The title of writer-director Hlynur Palmason’s film A White, White Day, fresh from an impressive reception at Cannes, invokes an Icelandic proverb to introduce an ominous mood. It refers to a day so white that the earth meets the sky and the dead may communicate with the living. Only communication may be specified, but it seems such days can easily lead to a confusion of those two states of being as well. This we find out in the opening moments here when a car skimming through almost impenetrable fog loses its way over a corner and its occupant’s life in the process. It’s a quiet death, senseless, but its suddenness is no less keenly felt.
The driver is, or was, the wife of grizzled detective Ingimundur (Ingvar E. Sigurðsson), who a few years later is still coming to terms with his widowing. He grudgingly sees a counsellor at the behest of the police force, but Ingimundur is a stubborn one. He expresses little emotion, instead keeping his own counsel, withdrawn and gruff. What little joy in life he gets is from his granddaughter, who keeps him company and gives him purpose while he spends his days keeping busy refurbishing a house for his daughter and son-in-law. When a chance discovery while looking over his wife’s possessions leads him to suspect his wife may have been keeping secrets from him in life, his interrogation starts him on a dangerous spiral.
A White, White Day more than deserves all the accolades it is attracting and should be a strong drawcard for this year’s Scandinavian Film Festival, which kicks off around the country in July. We’ve seen already this year in cinemas how Iceland’s desolate beauty and unique climate can allow its local folklore to breathe in and out of everyday stories without need for special effects. Woman at War perhaps demonstrated it best earlier this year with Iceland’s wild plains becoming a character in and of themselves, a lush haven needing rescuing. Here the seasonal extremes of Ingimundur’s remote seaside village feel more adversarial, threatening and destabilising — a setting to be weathered and kept at bay, much like anyone expressing concern for Ingimundur’s welfare.
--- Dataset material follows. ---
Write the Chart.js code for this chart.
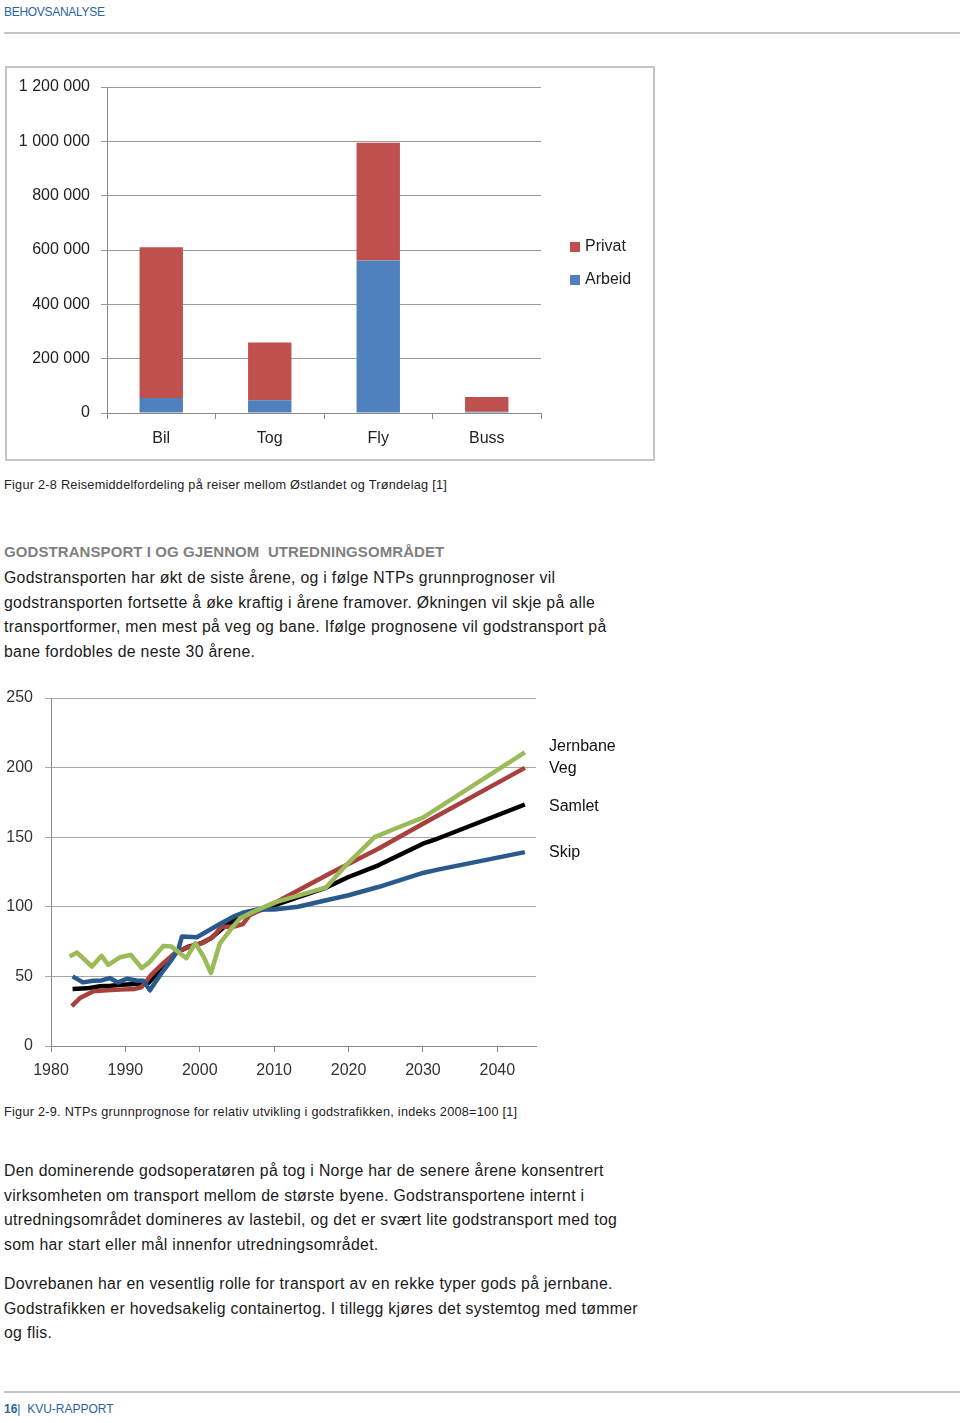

Sigurðsson does a stellar job of conveying a terse internal battle for sanity as Ingimundur begins to question his wife’s devotion to him in a relationship he had until now presumed to be beyond question. He owns the camera as Palmason gives us an unhurried account of this man struggling to channel his bottled emotion. The overall trajectory often feels as though it is leading to a grim destination through Ingimundur’s intimate wrangling, but the path Palmason leads us on is not altogether realist and marked with scowls and melancholy. At times his focus is uncomfortable, at others comic. And sometimes he is simply content to revel in the harsh beauty of the untamed landscape. Never does it feel scattered or aimless.
Ingimundur’s bond with his bold granddaughter Salka (Ída Mekkín Hlynsdóttir) is no small reason for this and is an enduring highlight, with Hlynsdóttir turning in a beautifully natural performance. The sight of Salka finding a captured fish alive and taking it upon herself to laughingly smash its head on the kitchen table to finish the deed is only one of the strange moments dotted through this film to make it appealingly Icelandic — quirky, understated, even a little brutal — but it also shows us why these two are so close and how important they are to one another, both in Salka’s upbringing in this isolated climate and Ingimundur’s return to life. All this adds up to A White, White Day being a poignant and irregular look into male reactions to grief, helped by brilliant individual performances but even more so by a deft directorial touch.
A White, White Day screens as part of the Volvo Scandinavian Film Festival from 11th to 31st July.